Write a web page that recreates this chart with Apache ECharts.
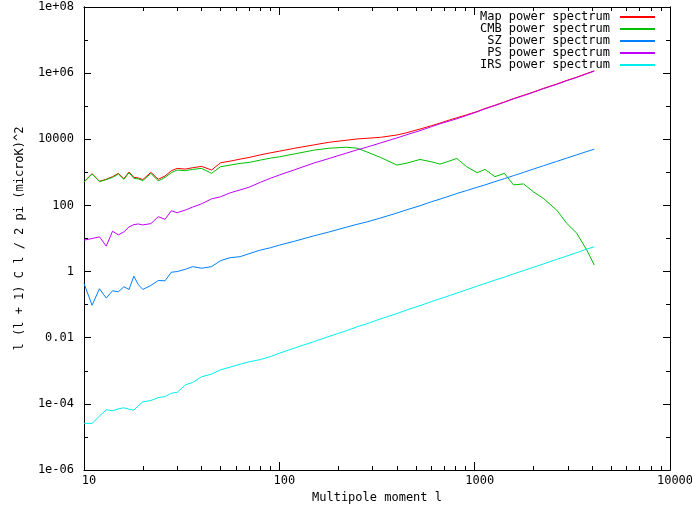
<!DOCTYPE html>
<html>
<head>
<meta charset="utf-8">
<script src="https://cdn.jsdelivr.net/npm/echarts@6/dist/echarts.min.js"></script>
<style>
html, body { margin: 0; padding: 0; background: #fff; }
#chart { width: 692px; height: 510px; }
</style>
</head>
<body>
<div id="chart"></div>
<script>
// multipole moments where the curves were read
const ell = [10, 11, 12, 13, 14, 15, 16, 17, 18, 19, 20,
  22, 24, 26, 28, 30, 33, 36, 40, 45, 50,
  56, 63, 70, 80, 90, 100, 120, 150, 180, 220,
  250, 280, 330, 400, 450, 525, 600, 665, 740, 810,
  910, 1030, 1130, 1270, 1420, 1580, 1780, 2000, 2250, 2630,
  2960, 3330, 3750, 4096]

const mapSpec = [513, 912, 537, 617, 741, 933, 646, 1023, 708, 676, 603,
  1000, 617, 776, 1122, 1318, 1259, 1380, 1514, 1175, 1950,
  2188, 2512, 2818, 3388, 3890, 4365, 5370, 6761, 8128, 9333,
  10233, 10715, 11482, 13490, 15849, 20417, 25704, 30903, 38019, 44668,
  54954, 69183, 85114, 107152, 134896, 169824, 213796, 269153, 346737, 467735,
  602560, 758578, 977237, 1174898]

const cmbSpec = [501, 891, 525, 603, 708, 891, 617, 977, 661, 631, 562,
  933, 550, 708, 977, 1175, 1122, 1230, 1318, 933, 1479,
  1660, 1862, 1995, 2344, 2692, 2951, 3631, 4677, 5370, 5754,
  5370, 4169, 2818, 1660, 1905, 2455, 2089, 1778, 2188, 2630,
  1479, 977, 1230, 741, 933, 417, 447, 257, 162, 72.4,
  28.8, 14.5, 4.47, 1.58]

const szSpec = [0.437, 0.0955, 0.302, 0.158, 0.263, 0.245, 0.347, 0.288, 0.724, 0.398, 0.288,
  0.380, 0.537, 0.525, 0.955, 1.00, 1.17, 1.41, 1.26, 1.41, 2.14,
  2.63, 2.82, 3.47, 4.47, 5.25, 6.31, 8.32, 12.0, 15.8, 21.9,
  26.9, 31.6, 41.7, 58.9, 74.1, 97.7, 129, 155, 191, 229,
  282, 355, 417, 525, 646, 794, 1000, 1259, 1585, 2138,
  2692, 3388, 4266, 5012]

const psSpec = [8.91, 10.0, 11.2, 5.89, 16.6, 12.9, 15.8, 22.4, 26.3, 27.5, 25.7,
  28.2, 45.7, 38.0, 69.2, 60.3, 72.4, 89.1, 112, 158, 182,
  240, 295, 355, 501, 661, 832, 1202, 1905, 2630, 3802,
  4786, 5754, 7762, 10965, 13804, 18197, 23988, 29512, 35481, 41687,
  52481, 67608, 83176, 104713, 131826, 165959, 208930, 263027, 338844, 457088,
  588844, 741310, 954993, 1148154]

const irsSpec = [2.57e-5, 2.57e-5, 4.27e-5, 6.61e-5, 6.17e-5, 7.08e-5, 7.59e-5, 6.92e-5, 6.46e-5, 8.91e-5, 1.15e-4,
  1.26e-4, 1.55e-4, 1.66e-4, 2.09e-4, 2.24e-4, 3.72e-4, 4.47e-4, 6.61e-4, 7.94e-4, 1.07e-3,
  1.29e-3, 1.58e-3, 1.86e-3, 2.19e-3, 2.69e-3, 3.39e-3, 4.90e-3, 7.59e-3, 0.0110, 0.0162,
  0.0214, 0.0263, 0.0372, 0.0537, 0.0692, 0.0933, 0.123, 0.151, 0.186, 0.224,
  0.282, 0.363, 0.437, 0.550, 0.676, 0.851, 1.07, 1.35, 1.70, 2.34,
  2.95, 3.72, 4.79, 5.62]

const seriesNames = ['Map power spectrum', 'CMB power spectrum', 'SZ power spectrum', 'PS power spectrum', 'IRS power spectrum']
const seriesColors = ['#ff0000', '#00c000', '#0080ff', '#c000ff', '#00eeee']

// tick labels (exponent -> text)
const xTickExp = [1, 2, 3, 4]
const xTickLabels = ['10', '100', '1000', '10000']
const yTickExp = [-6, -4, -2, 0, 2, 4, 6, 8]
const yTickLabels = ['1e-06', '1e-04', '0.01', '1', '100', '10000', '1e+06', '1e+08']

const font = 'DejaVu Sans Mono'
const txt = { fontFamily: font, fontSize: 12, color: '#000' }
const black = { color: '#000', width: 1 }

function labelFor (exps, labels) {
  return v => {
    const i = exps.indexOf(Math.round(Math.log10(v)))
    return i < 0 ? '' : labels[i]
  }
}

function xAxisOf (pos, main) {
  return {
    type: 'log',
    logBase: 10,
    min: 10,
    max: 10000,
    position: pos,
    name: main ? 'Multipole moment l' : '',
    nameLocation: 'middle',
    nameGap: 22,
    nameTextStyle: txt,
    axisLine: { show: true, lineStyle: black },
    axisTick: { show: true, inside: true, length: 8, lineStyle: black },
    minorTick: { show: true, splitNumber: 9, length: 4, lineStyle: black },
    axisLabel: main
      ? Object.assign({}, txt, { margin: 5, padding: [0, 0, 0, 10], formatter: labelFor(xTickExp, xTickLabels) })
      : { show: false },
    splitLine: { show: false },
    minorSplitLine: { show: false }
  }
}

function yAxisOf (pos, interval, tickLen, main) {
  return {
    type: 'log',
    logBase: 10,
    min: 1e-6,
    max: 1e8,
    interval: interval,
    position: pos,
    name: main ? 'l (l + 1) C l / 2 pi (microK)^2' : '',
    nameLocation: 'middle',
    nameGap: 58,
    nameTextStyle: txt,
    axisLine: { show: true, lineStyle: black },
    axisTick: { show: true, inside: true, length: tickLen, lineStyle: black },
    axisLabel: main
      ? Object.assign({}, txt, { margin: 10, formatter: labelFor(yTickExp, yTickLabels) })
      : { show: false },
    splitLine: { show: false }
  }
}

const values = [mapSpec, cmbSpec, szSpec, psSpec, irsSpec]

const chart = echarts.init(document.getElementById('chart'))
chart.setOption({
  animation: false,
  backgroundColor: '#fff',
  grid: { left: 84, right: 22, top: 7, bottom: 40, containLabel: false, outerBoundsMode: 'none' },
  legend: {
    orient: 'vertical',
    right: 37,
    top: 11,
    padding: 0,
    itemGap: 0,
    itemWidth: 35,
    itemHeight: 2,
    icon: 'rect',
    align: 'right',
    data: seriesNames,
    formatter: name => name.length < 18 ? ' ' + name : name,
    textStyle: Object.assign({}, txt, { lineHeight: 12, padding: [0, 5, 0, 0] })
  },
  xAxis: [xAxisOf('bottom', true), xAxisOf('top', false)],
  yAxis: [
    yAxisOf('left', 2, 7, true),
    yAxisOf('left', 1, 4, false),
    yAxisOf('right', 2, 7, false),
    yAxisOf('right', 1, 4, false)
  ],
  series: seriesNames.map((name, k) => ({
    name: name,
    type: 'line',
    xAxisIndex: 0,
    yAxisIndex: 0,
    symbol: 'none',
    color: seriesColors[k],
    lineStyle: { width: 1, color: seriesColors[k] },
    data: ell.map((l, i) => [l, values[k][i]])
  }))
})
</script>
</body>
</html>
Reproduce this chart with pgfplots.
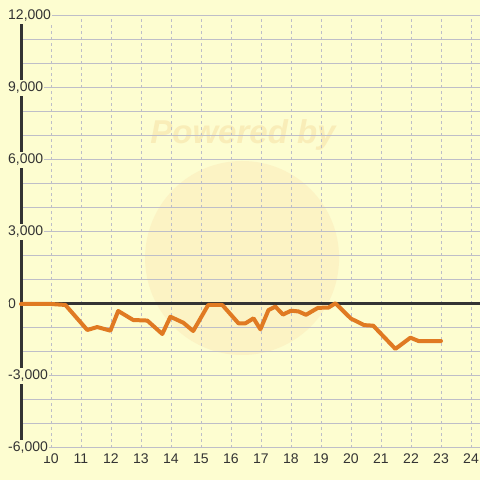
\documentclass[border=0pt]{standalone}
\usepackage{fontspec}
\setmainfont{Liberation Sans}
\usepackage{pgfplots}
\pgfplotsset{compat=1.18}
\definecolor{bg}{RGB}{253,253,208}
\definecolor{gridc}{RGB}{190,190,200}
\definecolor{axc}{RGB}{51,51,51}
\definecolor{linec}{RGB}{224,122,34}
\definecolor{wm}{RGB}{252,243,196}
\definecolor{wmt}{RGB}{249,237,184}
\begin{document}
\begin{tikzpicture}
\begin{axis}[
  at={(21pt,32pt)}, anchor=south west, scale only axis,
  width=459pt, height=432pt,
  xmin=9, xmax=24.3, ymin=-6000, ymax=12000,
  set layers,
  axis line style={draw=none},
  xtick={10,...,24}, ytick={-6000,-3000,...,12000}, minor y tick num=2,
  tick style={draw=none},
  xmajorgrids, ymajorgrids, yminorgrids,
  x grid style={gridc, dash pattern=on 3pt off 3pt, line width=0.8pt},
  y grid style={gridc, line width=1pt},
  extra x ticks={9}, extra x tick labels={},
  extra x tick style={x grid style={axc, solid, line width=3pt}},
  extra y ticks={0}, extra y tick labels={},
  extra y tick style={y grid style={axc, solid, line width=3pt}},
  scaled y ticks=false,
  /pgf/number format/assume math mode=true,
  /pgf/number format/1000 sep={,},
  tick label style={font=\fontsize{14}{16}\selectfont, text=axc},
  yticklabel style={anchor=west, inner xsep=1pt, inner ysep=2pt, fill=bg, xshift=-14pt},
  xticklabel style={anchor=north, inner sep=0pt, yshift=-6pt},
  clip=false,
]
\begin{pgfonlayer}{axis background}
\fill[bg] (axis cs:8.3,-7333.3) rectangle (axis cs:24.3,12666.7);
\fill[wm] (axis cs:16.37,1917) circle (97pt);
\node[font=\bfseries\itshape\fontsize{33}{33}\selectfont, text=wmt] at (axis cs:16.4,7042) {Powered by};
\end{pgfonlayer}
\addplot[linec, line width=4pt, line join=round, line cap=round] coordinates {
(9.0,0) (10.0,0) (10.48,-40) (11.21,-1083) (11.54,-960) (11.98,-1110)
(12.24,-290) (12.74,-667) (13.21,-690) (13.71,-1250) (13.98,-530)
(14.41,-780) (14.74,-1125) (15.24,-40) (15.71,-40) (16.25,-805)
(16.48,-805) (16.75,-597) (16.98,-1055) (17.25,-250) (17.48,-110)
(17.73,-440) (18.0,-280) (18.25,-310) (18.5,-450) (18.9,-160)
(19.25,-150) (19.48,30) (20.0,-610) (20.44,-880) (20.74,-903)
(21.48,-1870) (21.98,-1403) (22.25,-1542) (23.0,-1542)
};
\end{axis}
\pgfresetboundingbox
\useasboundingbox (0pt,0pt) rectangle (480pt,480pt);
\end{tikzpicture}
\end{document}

WHAT IS REQUIRED:
Skip the pictures and restate exactly the lines from the beginning of the listing to the line with "2960, 3330, 3750, 4096]", that line included.

EXERCISE RESULT:
Write a web page that recreates this chart with Apache ECharts.
<!DOCTYPE html>
<html>
<head>
<meta charset="utf-8">
<script src="https://cdn.jsdelivr.net/npm/echarts@6/dist/echarts.min.js"></script>
<style>
html, body { margin: 0; padding: 0; background: #fff; }
#chart { width: 692px; height: 510px; }
</style>
</head>
<body>
<div id="chart"></div>
<script>
// multipole moments where the curves were read
const ell = [10, 11, 12, 13, 14, 15, 16, 17, 18, 19, 20,
  22, 24, 26, 28, 30, 33, 36, 40, 45, 50,
  56, 63, 70, 80, 90, 100, 120, 150, 180, 220,
  250, 280, 330, 400, 450, 525, 600, 665, 740, 810,
  910, 1030, 1130, 1270, 1420, 1580, 1780, 2000, 2250, 2630,
  2960, 3330, 3750, 4096]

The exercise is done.